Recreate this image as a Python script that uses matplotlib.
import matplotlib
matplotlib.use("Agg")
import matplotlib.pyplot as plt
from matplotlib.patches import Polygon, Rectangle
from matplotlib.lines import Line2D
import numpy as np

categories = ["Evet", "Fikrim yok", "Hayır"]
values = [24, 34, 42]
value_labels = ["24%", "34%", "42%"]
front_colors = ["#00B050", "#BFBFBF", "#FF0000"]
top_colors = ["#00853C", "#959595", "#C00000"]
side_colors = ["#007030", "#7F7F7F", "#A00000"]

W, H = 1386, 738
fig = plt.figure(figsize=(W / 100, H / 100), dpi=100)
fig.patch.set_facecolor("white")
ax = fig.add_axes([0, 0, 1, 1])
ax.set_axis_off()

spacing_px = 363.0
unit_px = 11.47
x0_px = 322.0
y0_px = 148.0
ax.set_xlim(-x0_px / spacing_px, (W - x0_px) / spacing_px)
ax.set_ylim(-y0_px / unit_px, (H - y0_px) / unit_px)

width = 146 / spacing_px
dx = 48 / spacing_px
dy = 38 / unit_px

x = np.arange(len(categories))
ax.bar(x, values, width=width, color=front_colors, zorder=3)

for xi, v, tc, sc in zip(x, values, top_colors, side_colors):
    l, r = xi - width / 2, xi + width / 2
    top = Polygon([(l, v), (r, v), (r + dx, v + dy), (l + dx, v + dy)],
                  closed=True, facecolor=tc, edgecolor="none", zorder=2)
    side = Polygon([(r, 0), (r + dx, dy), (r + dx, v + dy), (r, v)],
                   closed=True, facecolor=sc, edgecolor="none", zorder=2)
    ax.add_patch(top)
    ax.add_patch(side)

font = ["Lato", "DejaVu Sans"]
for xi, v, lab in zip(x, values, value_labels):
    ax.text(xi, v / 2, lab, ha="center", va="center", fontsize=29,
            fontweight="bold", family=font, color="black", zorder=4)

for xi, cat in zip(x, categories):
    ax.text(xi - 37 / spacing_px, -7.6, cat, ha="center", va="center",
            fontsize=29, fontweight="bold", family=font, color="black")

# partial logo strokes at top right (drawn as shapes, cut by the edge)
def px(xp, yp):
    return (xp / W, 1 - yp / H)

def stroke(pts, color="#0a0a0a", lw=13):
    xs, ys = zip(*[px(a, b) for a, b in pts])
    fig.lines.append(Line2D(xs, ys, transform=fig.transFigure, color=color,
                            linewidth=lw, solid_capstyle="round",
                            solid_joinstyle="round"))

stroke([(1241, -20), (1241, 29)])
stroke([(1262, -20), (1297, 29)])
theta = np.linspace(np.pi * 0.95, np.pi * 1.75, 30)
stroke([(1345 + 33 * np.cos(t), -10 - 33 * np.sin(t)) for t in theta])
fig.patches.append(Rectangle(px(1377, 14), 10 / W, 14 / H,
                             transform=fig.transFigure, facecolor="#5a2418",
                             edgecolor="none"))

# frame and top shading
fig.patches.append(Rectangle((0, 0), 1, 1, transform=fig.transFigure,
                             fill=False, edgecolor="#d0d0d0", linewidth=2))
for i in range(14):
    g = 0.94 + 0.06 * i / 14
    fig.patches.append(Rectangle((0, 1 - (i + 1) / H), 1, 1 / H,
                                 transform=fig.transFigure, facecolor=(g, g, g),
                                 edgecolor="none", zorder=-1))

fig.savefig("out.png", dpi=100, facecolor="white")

* * *

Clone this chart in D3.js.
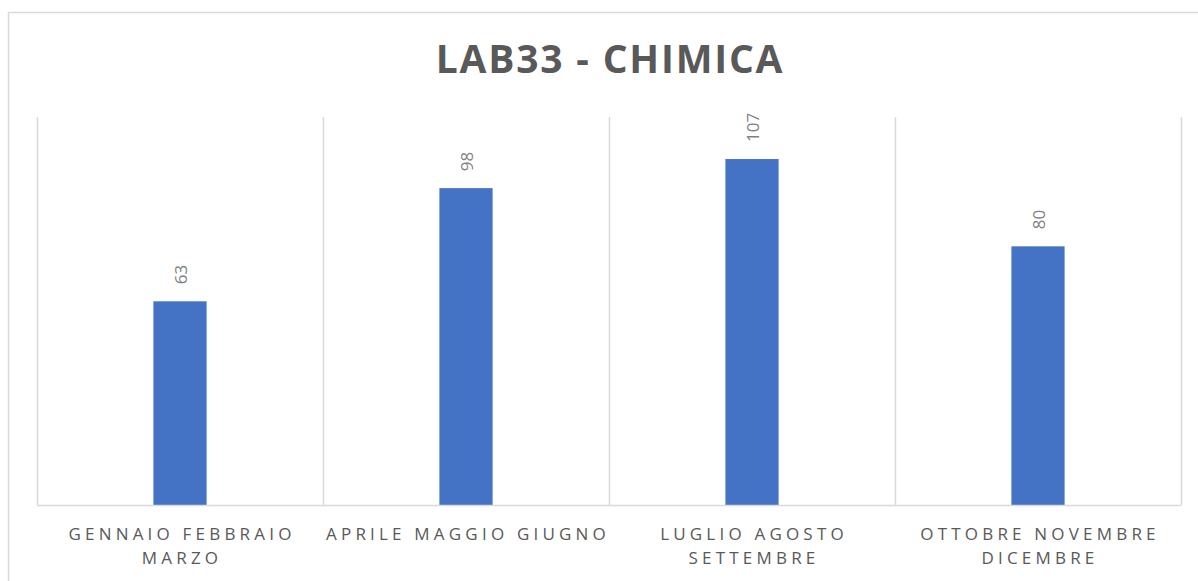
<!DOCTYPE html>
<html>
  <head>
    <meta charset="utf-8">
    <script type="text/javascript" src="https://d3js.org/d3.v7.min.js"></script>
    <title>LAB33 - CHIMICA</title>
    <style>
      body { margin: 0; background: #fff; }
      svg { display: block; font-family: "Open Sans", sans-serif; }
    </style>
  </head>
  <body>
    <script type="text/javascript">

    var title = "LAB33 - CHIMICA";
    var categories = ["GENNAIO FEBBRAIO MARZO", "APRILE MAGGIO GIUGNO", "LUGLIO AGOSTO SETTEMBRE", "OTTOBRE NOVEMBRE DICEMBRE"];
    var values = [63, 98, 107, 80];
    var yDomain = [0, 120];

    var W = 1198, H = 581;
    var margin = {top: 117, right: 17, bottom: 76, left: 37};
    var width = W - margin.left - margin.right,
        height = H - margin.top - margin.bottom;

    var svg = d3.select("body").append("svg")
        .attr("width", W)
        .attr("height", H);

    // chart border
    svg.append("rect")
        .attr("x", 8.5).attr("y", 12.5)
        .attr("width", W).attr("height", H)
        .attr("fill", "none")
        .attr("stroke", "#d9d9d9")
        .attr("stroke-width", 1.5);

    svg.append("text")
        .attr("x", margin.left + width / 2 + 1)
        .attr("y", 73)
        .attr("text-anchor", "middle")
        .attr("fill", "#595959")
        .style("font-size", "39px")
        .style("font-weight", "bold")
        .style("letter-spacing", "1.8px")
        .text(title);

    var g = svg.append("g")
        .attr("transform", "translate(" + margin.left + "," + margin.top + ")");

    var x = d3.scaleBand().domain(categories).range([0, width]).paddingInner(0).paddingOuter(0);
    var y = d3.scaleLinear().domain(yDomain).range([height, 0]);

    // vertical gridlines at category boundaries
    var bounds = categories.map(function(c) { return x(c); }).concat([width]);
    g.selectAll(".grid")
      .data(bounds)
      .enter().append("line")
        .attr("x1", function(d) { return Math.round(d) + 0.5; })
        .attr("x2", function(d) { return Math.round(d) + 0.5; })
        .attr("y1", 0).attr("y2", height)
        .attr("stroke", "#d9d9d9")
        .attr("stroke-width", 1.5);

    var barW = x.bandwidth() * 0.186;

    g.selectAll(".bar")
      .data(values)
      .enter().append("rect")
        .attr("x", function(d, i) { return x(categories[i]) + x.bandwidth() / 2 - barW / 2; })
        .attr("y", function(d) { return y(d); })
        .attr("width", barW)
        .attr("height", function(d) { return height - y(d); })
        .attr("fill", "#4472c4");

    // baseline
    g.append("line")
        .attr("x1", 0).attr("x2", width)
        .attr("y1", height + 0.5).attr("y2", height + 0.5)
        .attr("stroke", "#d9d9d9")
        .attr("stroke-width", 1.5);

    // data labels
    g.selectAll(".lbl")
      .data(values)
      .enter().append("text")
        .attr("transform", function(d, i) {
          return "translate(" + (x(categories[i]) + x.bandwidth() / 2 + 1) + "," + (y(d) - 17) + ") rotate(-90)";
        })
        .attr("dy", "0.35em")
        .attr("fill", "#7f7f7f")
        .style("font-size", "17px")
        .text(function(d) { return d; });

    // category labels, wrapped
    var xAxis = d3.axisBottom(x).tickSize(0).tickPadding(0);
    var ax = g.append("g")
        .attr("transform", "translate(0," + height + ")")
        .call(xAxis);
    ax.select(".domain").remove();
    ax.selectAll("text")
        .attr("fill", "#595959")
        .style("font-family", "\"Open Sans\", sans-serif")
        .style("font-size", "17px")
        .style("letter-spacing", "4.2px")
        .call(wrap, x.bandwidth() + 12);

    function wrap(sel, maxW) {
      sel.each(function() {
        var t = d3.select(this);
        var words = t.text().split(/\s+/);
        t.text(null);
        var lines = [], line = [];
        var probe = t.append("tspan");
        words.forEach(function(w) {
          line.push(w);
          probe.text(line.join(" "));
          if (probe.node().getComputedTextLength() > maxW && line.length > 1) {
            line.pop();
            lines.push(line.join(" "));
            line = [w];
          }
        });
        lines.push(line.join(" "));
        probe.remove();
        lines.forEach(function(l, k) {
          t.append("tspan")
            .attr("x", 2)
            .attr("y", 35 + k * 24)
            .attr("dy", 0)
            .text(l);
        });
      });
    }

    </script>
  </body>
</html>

# Aim of the task:
Return exactly the lines from the one with "Clone this chart in D3.js." to the one with "var y = d3.scaleLinear().domain(yDomain).range([height, 0]);", both ends kept, and only those. Images are left out.

# Final answer:
Clone this chart in D3.js.
<!DOCTYPE html>
<html>
  <head>
    <meta charset="utf-8">
    <script type="text/javascript" src="https://d3js.org/d3.v7.min.js"></script>
    <title>LAB33 - CHIMICA</title>
    <style>
      body { margin: 0; background: #fff; }
      svg { display: block; font-family: "Open Sans", sans-serif; }
    </style>
  </head>
  <body>
    <script type="text/javascript">

    var title = "LAB33 - CHIMICA";
    var categories = ["GENNAIO FEBBRAIO MARZO", "APRILE MAGGIO GIUGNO", "LUGLIO AGOSTO SETTEMBRE", "OTTOBRE NOVEMBRE DICEMBRE"];
    var values = [63, 98, 107, 80];
    var yDomain = [0, 120];

    var W = 1198, H = 581;
    var margin = {top: 117, right: 17, bottom: 76, left: 37};
    var width = W - margin.left - margin.right,
        height = H - margin.top - margin.bottom;

    var svg = d3.select("body").append("svg")
        .attr("width", W)
        .attr("height", H);

    // chart border
    svg.append("rect")
        .attr("x", 8.5).attr("y", 12.5)
        .attr("width", W).attr("height", H)
        .attr("fill", "none")
        .attr("stroke", "#d9d9d9")
        .attr("stroke-width", 1.5);

    svg.append("text")
        .attr("x", margin.left + width / 2 + 1)
        .attr("y", 73)
        .attr("text-anchor", "middle")
        .attr("fill", "#595959")
        .style("font-size", "39px")
        .style("font-weight", "bold")
        .style("letter-spacing", "1.8px")
        .text(title);

    var g = svg.append("g")
        .attr("transform", "translate(" + margin.left + "," + margin.top + ")");

    var x = d3.scaleBand().domain(categories).range([0, width]).paddingInner(0).paddingOuter(0);
    var y = d3.scaleLinear().domain(yDomain).range([height, 0]);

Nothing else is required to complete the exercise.